Work required
Repeat exactly, and only, the lines below starting at the line that contains "Emit a Python" and ending at the line that contains "import plotly.graph_objects as go", inclusive of both.

[Recorded data]
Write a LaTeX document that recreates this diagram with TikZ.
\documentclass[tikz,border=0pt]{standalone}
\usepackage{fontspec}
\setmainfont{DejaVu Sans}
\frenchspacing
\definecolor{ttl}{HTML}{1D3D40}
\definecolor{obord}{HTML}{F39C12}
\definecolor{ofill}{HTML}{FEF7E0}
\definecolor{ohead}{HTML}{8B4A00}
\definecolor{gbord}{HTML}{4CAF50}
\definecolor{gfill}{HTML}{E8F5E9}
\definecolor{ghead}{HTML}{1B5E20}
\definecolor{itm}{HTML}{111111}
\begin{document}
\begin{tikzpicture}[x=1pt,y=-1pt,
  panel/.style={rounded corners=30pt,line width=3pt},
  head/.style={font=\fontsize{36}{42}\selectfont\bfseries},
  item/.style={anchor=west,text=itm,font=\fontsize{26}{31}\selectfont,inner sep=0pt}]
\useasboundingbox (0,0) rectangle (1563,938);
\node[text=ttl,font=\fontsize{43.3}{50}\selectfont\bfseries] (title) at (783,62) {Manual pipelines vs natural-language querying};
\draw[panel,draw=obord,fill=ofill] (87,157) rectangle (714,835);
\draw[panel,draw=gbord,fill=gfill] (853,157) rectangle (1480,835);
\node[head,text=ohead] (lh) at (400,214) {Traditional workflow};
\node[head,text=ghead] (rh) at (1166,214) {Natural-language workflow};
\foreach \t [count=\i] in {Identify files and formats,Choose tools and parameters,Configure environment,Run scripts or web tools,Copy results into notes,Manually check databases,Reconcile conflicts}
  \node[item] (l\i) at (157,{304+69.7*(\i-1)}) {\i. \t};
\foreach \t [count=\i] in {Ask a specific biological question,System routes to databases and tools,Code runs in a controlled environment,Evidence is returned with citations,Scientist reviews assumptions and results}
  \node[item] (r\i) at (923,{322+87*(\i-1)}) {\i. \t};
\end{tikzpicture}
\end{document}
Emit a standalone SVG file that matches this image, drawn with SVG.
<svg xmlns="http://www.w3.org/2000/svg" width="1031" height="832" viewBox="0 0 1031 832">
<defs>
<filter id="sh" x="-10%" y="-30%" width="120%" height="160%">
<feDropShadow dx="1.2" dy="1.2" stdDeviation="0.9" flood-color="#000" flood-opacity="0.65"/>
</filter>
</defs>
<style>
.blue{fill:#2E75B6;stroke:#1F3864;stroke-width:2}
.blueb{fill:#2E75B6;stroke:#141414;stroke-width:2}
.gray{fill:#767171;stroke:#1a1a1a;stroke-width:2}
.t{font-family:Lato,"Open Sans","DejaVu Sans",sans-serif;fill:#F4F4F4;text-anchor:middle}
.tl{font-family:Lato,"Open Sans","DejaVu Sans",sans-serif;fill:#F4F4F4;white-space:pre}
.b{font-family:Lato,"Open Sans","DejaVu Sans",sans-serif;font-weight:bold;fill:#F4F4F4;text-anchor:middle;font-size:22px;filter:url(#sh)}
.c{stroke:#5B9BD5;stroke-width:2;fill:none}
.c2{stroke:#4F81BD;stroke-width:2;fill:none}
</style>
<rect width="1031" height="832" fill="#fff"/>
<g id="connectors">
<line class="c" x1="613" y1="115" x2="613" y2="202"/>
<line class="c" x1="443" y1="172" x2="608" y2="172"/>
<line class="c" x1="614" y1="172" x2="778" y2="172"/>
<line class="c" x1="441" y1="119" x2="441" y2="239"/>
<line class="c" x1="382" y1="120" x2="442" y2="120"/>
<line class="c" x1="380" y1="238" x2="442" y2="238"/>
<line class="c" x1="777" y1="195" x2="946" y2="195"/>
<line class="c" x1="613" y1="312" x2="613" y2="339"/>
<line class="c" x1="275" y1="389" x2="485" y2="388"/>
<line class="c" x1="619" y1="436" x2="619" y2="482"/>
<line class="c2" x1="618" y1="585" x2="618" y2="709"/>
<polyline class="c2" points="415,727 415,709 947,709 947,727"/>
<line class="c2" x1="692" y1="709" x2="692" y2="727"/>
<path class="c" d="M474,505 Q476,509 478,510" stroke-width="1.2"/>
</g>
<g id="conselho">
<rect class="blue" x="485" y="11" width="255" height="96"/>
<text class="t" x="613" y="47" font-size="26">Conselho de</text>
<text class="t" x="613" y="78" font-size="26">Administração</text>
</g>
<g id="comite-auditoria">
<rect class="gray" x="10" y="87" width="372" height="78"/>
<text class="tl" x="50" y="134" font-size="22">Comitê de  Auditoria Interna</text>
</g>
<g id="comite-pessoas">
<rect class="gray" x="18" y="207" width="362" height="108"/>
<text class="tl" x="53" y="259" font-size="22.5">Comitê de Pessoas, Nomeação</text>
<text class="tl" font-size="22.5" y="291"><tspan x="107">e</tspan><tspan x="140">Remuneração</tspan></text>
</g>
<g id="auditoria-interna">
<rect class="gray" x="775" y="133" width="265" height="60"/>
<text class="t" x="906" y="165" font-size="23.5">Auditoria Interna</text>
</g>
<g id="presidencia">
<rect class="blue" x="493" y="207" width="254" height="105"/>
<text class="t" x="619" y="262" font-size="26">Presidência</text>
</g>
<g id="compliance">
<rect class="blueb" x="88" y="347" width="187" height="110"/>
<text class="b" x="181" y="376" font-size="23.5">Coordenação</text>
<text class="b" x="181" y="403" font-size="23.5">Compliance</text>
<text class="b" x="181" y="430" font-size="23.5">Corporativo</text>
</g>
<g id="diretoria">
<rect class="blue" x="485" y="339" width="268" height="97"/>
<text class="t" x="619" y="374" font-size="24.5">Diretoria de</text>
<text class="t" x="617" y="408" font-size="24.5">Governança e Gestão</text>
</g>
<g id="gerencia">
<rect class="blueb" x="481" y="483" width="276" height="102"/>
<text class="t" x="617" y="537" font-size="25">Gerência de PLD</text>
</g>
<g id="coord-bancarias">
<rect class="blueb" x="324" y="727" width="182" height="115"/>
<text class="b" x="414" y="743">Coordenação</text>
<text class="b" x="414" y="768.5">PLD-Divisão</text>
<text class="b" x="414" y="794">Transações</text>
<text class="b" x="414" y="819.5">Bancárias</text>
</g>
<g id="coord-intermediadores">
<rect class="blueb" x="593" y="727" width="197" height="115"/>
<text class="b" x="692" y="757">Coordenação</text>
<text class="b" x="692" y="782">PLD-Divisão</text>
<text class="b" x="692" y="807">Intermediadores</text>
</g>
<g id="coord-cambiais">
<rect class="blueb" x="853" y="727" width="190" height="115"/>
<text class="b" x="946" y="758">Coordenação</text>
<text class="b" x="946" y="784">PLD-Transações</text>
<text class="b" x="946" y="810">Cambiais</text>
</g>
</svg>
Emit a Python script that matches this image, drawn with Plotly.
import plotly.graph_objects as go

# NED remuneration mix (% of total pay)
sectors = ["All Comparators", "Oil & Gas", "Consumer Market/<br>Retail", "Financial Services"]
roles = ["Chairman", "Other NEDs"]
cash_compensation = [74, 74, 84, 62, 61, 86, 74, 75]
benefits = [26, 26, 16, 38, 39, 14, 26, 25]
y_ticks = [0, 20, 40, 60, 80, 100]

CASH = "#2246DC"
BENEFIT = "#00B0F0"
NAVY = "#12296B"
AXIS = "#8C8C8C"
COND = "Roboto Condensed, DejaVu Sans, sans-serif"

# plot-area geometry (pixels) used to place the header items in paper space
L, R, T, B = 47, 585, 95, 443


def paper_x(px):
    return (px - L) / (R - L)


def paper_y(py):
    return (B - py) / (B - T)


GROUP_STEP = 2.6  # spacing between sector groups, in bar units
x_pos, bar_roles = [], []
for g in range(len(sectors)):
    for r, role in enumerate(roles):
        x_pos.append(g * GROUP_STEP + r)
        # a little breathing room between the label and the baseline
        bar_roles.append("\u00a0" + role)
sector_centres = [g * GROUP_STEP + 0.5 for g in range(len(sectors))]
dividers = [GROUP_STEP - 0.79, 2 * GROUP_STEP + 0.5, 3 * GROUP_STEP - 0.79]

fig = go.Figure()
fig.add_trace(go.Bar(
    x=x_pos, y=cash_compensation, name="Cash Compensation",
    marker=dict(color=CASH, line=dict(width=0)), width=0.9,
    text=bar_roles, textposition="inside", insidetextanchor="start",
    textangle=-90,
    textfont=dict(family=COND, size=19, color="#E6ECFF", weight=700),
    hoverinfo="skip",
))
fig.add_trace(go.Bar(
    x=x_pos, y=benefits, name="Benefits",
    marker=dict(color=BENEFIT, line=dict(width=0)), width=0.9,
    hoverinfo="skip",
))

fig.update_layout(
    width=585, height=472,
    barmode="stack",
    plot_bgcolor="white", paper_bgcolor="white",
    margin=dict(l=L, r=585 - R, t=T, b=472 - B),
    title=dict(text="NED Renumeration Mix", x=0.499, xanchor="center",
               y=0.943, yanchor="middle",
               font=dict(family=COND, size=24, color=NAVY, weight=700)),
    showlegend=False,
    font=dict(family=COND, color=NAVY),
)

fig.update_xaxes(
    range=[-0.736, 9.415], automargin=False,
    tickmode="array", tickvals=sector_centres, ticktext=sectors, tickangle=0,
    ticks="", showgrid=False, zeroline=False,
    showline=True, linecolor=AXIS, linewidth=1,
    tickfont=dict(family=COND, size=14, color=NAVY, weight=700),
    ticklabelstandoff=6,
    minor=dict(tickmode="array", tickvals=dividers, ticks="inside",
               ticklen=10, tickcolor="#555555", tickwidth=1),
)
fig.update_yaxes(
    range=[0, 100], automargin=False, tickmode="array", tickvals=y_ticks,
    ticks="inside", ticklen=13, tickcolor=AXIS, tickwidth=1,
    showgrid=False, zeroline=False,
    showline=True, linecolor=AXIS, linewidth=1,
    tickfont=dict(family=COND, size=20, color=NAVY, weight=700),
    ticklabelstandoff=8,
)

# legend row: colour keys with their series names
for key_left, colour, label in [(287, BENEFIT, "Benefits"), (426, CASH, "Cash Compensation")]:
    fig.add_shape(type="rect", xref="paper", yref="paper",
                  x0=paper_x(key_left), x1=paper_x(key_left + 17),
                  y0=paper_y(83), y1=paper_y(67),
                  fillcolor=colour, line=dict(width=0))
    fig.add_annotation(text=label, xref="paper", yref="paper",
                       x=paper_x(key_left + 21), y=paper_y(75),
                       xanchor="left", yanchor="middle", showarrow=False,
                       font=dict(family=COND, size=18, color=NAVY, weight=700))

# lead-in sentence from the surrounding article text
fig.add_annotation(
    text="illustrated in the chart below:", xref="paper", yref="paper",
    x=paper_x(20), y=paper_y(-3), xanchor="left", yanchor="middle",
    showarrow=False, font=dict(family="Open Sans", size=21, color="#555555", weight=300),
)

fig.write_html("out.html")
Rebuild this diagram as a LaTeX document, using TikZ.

Completed task
Emit a Python script that matches this image, drawn with Plotly.
import plotly.graph_objects as go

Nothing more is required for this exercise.